そのため自ら作成するときはもちろん、保険会社から示談書が送られてきたときは内容を慎重に確認し、少しでも不安や疑問な点があれば専門家に確認してもらうようにしましょう。
示談金の請求には時効があり、この時効が過ぎると、示談金を相手側に請求することができなくなってしまいます。
この時効期間ですが、民法第724条により定められており、物損事故の場合は「3年」となります。
交通事故の時効は、起算点が事故の内容によって異なり、物損事故の場合は基本的に事故の発生日が起算点とされます。
通常は時効が過ぎると示談はできませんが、刑事処分に影響することもあるので、被害者側の請求権が時効を過ぎていても、加害者側が賠償金などを支払いたいということで支払われるケースもあります。
ただ、これはあくまで加害者側が払いたいという場合であり、こちらからは請求できないので、時効には注意しましょう。
通常、示談の代理人として交渉するのは保険会社や弁護士、親族などですが、弁護士以外の人が報酬を得ることを目的として、他人の事件を処理することは保険会社を除き、弁護士法という法律で禁止されています。
にもかかわらず、「事件屋」「示談屋」と言われる人が、示談交渉に現れることがあります。
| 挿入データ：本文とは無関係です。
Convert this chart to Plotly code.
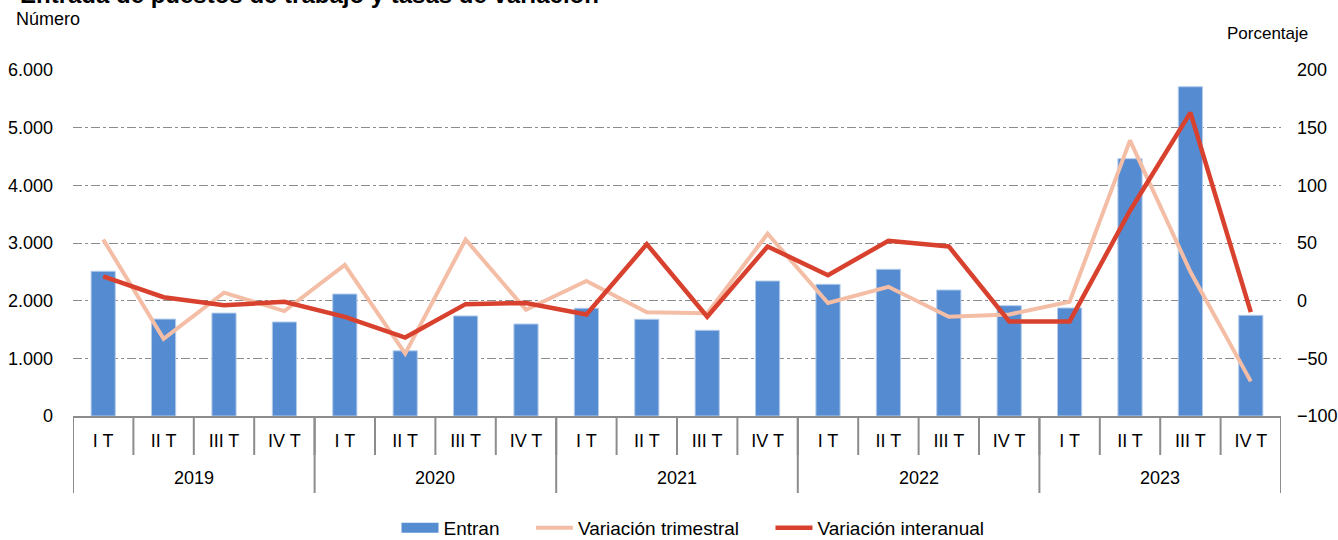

高額な報酬を得るために代理人となり、時には高圧的な態度で示談を有利に進めようとしてくる人もいます。
こういった類の人と示談交渉をすると余計なトラブルになることがありますので、事件屋や示談屋かもしれないという場合は、示談交渉自体を拒否した方がよいでしょう。
示談書は、交通事故の加害者と被害者の当事者双方が裁判所の手を借りず、話し合いによって解決し、その内容を書面にしたものです。
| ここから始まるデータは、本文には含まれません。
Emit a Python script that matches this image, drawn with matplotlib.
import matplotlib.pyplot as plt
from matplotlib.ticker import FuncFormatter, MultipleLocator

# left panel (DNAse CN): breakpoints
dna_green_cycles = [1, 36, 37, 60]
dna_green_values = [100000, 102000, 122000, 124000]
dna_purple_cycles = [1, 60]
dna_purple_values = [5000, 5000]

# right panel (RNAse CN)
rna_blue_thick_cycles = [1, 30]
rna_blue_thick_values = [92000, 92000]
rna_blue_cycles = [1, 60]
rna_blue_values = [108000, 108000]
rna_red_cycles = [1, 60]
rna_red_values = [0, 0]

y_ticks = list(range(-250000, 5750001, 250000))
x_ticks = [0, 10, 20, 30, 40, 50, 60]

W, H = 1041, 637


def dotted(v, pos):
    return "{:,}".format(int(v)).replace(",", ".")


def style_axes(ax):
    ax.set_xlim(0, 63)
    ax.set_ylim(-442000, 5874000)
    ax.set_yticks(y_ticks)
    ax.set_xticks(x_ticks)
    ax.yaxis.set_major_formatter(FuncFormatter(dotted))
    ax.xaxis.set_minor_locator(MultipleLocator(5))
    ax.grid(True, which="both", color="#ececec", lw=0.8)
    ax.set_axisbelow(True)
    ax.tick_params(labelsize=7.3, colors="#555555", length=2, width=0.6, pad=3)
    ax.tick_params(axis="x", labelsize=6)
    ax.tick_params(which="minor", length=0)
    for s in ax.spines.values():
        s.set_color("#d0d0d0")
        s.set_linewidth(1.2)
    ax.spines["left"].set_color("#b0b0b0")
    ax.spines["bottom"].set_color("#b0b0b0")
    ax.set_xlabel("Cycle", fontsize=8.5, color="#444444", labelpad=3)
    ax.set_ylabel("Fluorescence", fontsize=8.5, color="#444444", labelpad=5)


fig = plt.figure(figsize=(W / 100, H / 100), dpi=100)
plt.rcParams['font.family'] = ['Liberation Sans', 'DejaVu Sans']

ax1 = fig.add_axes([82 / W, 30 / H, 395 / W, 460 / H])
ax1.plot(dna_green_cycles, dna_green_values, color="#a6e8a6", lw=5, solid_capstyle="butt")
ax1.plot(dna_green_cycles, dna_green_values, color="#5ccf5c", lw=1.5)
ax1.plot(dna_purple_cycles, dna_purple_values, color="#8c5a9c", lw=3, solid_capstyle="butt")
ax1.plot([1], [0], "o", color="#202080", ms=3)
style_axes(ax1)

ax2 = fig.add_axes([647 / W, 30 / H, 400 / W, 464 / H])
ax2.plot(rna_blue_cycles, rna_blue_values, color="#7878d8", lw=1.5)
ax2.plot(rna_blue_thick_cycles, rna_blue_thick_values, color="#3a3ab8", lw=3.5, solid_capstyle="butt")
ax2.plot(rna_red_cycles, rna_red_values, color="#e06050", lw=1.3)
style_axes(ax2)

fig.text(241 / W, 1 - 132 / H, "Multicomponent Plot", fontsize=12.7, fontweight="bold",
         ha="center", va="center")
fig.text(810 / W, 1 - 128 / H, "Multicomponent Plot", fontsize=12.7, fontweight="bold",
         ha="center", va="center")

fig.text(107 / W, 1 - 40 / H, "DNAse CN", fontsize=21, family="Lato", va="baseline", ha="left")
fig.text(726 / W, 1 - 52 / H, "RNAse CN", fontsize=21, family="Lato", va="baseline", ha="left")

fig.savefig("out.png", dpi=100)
示談という方法は、複雑な裁判手続きをしなくても良いというメリットはありますが、例え「示談書」という形で書面に残していても、裁判所が間に入らないためトラブルになる可能性も高く、細心の注意と知識が必要になります。
少しでも不安があるなら、交通事故に強い弁護士に相談することも視野に入れた方が良いかもしれません。
依頼料はかかりますが、それを上回る金額の示談金引き上げをしてもらえる場合もありますし、何より一人で示談交渉を進める不安を解消してもらえます。
示談書は誰でも作成することができるものではありますが、記載内容に不備があると大変なトラブルを引き起こすこともあります。
もし、自分で作成するのであれば、様々な可能性を考慮し、万全な注意を払い作成するようにしましょう。